Lancé l'automne dernier, Dear Science, troisième album du groupe new-yorkais TV on the Radio, a rallié les amateurs d'indie rock et les critiques, qui l'ont consacré album de l'année 2008. Le groupe se produit mercredi au Métropolis, à l'invitation du festival Suoni Per Il Popolo.

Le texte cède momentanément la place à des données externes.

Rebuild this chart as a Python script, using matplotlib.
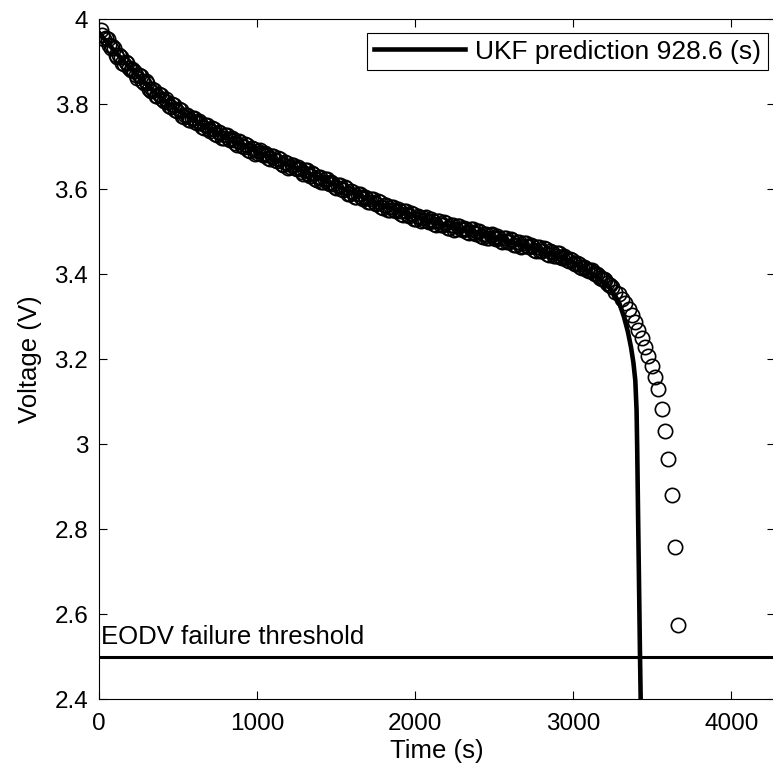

Il y a de ces artistes qui sont, dans la vie, totalement en harmonie avec leur création. Au bout du fil, le chanteur et bidouilleur brooklynois (né au Nigeria) Tunde Adebimpe est un sympathique interlocuteur, chaleureux, et plutôt humble, même si on a tendance à le considérer, lui et ses compères, comme de nouveaux petits génies.

 

En tout cas, s'il fallait encore une fois les comparer à Radiohead (le premier album de TV on the Radio s'intitule OK Calculator!), disons seulement que ces Américains ont l'air d'avoir pas mal plus de plaisir à faire ce qu'ils font que leurs collègues britanniques...

«C'est vrai que Dear Science est un album plutôt entraînant et dynamique, concède Adebimpe. Pas mal plus que Return to Cookie Mountain», le précédent album, paru en 2005, qui a révélé le talent de l'interviewé, du second chanteur et claviériste Kyp Malone, du guitariste et réalisateur Dave Sitek et de leur efficace section rythmique Jaleel Bonton (basse) et Leah Hayes (batterie).

Une bombe, ce disque, pour lequel le quintette new-yorkais a réquisitionné la section rythmique du Antibalas Afrobeat Orchestra pour faire lever la sauce. Les cuivres rutilants se frottent à de savants arrangements de guitares et de sons électroniques, on y conjure le funk classique, la pop électronique, le rock d'avant-garde de manière presque schizophrénique. Sitek, à la réalisation - il a bossé sur les disques des Yeah Yeah Yeahs, Liars, Foals et, hum, Scarlett Johansson! - confère la cohérence nécessaire pour qu'une telle galette coule de source.

«En nous assoyant ensemble dans le studio, nous avons tous convenu que nous avions envie de faire un disque plus enlevant, plus joyeux. Question de feeling, je crois. Il y a assez de choses horribles qui arrivent ces temps-ci, on sentait le besoin de se laisser aller différemment sur Dear Science, plutôt que de se plonger dans un disque dépressif. La musique peut évidemment servir à exprimer un mal-être, mais elle peut aussi servir d'antidote.

«Il faut savoir garder son sens de l'humour pendant des périodes difficiles», dit l'artiste, un cinéaste d'animation de formation, et acteur à ses heures... enfin, lorsque ses heures le lui permettent. «Ça m'arrive de souhaiter que les tournées ne soient pas aussi longues, que je puisse me consacrer à d'autres projets. Ce n'est pas simple de rallier mes trois passions... Mais il n'y a aucune frustration de ma part - j'aime ce que je fais.»

C'est réciproque. Le public, les critiques, ont trouvé en TV on the Radio un nouveau chouchou de la scène indie. «En tant que musiciens, on passe tellement de temps à réfléchir à ce qu'on crée, aux intentions et à la direction qu'on veut donner à notre travail, que c'est très curieux de lire les critiques et d'y voir des intentions que nous avions, ou pas, en composant un album. Pour cette raison, il faut vite se détacher des critiques, qu'elles soient favorables ou non. Et je pense à tous ces musiciens qui ne se font pas «découvrir» (les guillemets sont de lui) en me disant qu'il ne faut pas non plus s'arrêter à la hype ou à la manière dont on perçoit et juge notre travail.»

N'empêche, la critique aime TV on the Radio, et les promoteurs s'arrachent leurs concerts. C'est un détail qui en dit long sur l'ascendance de TV on the Radio: le groupe est aussi courtisé par un festival consacré à l'avant-garde musicale pointue (Suoni Per Il Popolo) et un autre, ouvertement pop et généraliste (le FIJM).

«Je suis ravi qu'on nous invite dans des événements variés comme ça - on a joué au Festival de jazz de Montréal. Franchement, non seulement je suis content qu'on nous invite - point -, mais à Montréal, surtout, peu importe le cadre. Une belle ville où jouer, je ne peux pas expliquer pourquoi... À Brooklyn, lorsqu'on a commencé à jouer, les gens se demandaient vraiment ce qu'on faisait, ils étaient dubitatifs. Chez vous, c'est comme si le public avait tout de suite compris.»

***

TV on the Radio, mercredi au Metropolis, dans le cadre du festival Suoni Per Il Popolo.